CAUTION: Credit Card Perils Still Persist
Credit Card Accountability, Responsibility and Disclosure Act (“The Card Act”), was supposed to protect consumers. Yet, credit card companies have found new ways to circumvent the law. Let us explore the fundamentals of credit scores and ways credit card companies seek to exploit consumer’s trust with potential irreversible harm to their credit score.
SOME BACKGROUND ON FUNDAMENTALS OF CREDIT SCORES
Types of credit scores vary; nonetheless, FICO score is usually the most widely used. Depending on different factors in your credit criteria, we all receive a FICO score from three major credit bureaus, namely TransUnion, Experian and Equifax. A FICO Score ranges from 350 to 800, with 725 or above bestowing upon us the best lending rates and terms and 560 or lower penalizing us harshly with relatively lower rates and worse terms.
Our credit score encompasses various factors determining our FICO score, most notably such factors are as follows:
- PAYMENT HISTORY: The better off we have paid our loans on time and less late payments or delinquencies or even bankruptcies we have, the better candidates we are for new loans. In fact, we are more trustworthy to creditors to pay them their money back. Hence, payments history, roughly, accounts for 35% of the whole FICO score.
- AMOUNT OWED: Naturally, the more we owe, the greater risk we are to lenders. Relatively greater amount of debt signifies borrowing spending habits not often associated with conservative use of funds and thus greater risk of delinquency or bankruptcy. As such, amount owed, roughly, represents 30% of the whole FICO score.
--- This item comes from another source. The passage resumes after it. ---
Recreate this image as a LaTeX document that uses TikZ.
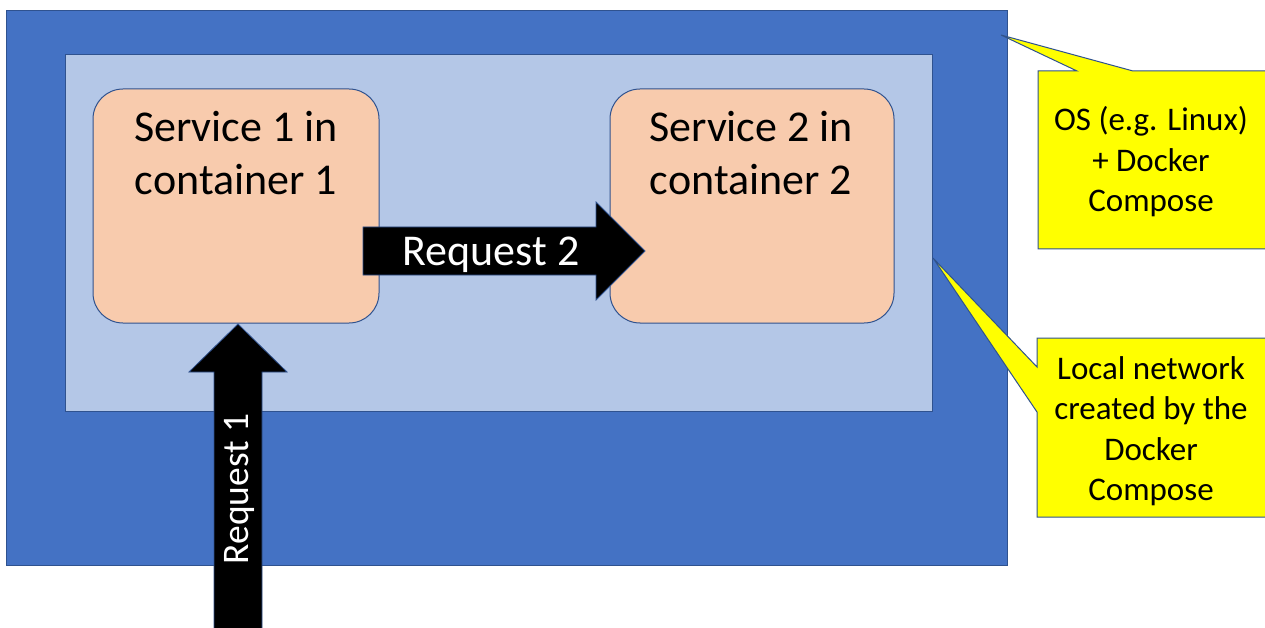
\documentclass[tikz,border=0pt]{standalone}
\usepackage{fontspec}
\setmainfont{Carlito}
\definecolor{osblue}{HTML}{4472C4}
\definecolor{edgeblue}{HTML}{2F528F}
\definecolor{netblue}{HTML}{B4C7E7}
\definecolor{peach}{HTML}{F8CBAD}
\definecolor{notey}{HTML}{FFFF00}
\tikzset{
  panel/.style={draw=edgeblue, line width=1pt, inner sep=0pt, outer sep=0pt},
  svcbox/.style={panel, fill=peach, rounded corners=30pt},
  svctext/.style={inner sep=0pt, align=center, anchor=north,
    font=\fontsize{44}{53}\selectfont},
  notebox/.style={draw=edgeblue, line width=1pt, fill=notey, line join=miter},
  notetext/.style={inner sep=0pt, align=center,
    font=\fontsize{33}{40.5}\selectfont},
  blockarrow/.style={fill=black, draw=edgeblue, line width=0.8pt, line join=miter},
  arrowtext/.style={inner sep=0pt, text=white}
}
\begin{document}
\begin{tikzpicture}[x=1pt,y=-1pt]
\useasboundingbox (0,0) rectangle (1265,628);

% host operating system and the compose network inside it
\node[panel, fill=osblue, minimum width=1001pt, minimum height=554pt] (os) at (506.5,288) {};
\node[panel, fill=netblue, minimum width=867pt, minimum height=356pt] (net) at (498.5,233) {};

% the two containers
\node[svcbox, minimum width=286pt, minimum height=234pt] (svc1) at (236,206) {};
\node[svcbox, minimum width=284pt, minimum height=234pt] (svc2) at (752,206) {};
\node[svctext] (svc1label) at (236,111) {Service 1 in\\container 1};
\node[svctext] (svc2label) at (751,111) {Service 2 in\\container 2};

% request 2: container 1 -> container 2
\coordinate (r2from) at (363,251);
\coordinate (r2to) at (645,251);
\path[blockarrow] ([yshift=-24pt]r2from) -- ([xshift=-49pt,yshift=-24pt]r2to)
  -- ([xshift=-49pt,yshift=-49pt]r2to) -- (r2to)
  -- ([xshift=-49pt,yshift=49pt]r2to) -- ([xshift=-49pt,yshift=24pt]r2to)
  -- ([yshift=24pt]r2from) -- cycle;
\node[arrowtext, font=\fontsize{44}{53}\selectfont] (r2label) at (491,254.5) {Request 2};

% request 1: from outside into container 1
\coordinate (r1from) at (238,640);
\coordinate (r1to) at (238,324);
\path[blockarrow] ([xshift=-24pt]r1from) -- ([xshift=-24pt,yshift=-48pt]r1to)
  -- ([xshift=-49pt,yshift=-48pt]r1to) -- (r1to)
  -- ([xshift=49pt,yshift=-48pt]r1to) -- ([xshift=24pt,yshift=-48pt]r1to)
  -- ([xshift=24pt]r1from) -- cycle;
\node[arrowtext, rotate=90, font=\fontsize{37.5}{45}\selectfont] (r1label) at (239.5,489) {Request 1};

% callouts
\coordinate (tip1) at (1001,35);
\coordinate (tip2) at (933,258);
\path[notebox] (1038,71) -- (1077,71) -- (tip1) -- (1133,71) -- (1267,71)
  -- (1267,249) -- (1038,249) -- cycle;
\path[notebox] (1037,338) -- (1267,338) -- (1267,517) -- (1037,517)
  -- (1037,412) -- (tip2) -- (1037,367) -- cycle;
\node[notetext] (note1) at (1151,162) {OS (e.g. Linux)\\+ Docker\\Compose};
\node[notetext] (note2) at (1151,431) {Local network\\created by the\\Docker\\Compose};
\end{tikzpicture}
\end{document}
- LENGTH OF CREDIT HISTORY: The longer our credit history, the more information lenders have to sift through to ascertain what kind of credit risk we pose to them. Consequently, length of credit history, roughly, accounts for 15% of the whole FICO score.
- TYPES OF CREDIT USE: If we use our credit card for buying Starbucks coffee every day or so and we only pay the minimum payment every month, that might spell trouble. This means we are spending on “unnecessary” items and rack up more debt while not paying down our debt. As such, types of credit use, represents roughly 10% of the whole FICO score.
- NEW CREDIT: The more we have applied for credit within a relatively short period of time, the more credit risk we are. We are desperate for money and we might not be able to pay it back. New credit, hence, represents roughly 10% of the whole FICO score.
STILL TRAPS FOR THE UNWARY CREDIT-CARD USERS
1. ELIMINATING DOUBLE CYCLE BILLING BUT PROPPING UP INITIAL INTEREST BILLING, INSTEAD
The CARD ACT sought to eliminate the practice of double-cycle billing by credit card companies. Double-cycle billings involved credit card companies computing interest charges based on the previous TWO billing cycles. Double-cycle billing would effectively punish credit card users who carried some interest. This practice was rather tangible and perceptible by most of us, even if we did not know its exact name.
In fact, this is how double-cycle billing works, to a great extent oversimplified: Let us assume you carry $1000 and you pay it off in two months. Nonetheless, after you pay it off, you receive a bill showing you still money to the credit card company for the interest they charged you for the past two months. Credit card companies all abandoned such practice in the months leading to the Card Act.
Nonetheless, Double-Cycle Billing has been replaced with Initial-Interest Billing. Initial-Interest Billing is even worse and more diabolical than Double-Cycle Billing.
Initial-Interest Billing starts charging interest on purchases since we made them. Such practice is effective on credit cards which do not have a grace period for interests. Therefore, if you start the month with zero balance and make 10 purchases, from the first purchase, credit card companies, under such practice, might start charging interest. If you pay off your credit card in full the end of the month, then the credit card company will give you credit the following month, however, if you only pay the minimum monthly payment or anything below the full balance, the credit card company employing this practice will pocket the interest.By the third month, if we do not pay off the card, then we cannot fathom what the charges are and where they came from.
Of course, Initial-Interest Billing is the most detrimental to those who always carry interest on their cards.
2. ELIMINATING DRASTIC SIGNIFICANT CHANGES OF CREDIT TERMS, BUT CUTTING CREDIT LIMIT MORE FREQUENTLY AND WITH MORE POTENCY
Credit Card companies are required to provide at least a 45-day notice to consumers before making “significant” changes to credit card terms. Nonetheless, credit card companies have nefariously instead been cutting consumers’ credit limits surreptitiously and damaging consumer credit score even more than before.
Let us say you owe $7,000 on your credit card and your credit limit is $10,000. Therefore, you have used 70% of your credit limit. If you pay down your debt to $5,000, credit card companies are likely to cut your credit to somewhere near your new balance, let us say $5,500. Now, with your $5,000 balance, you are utilizing a little more than 90% of your credit limit.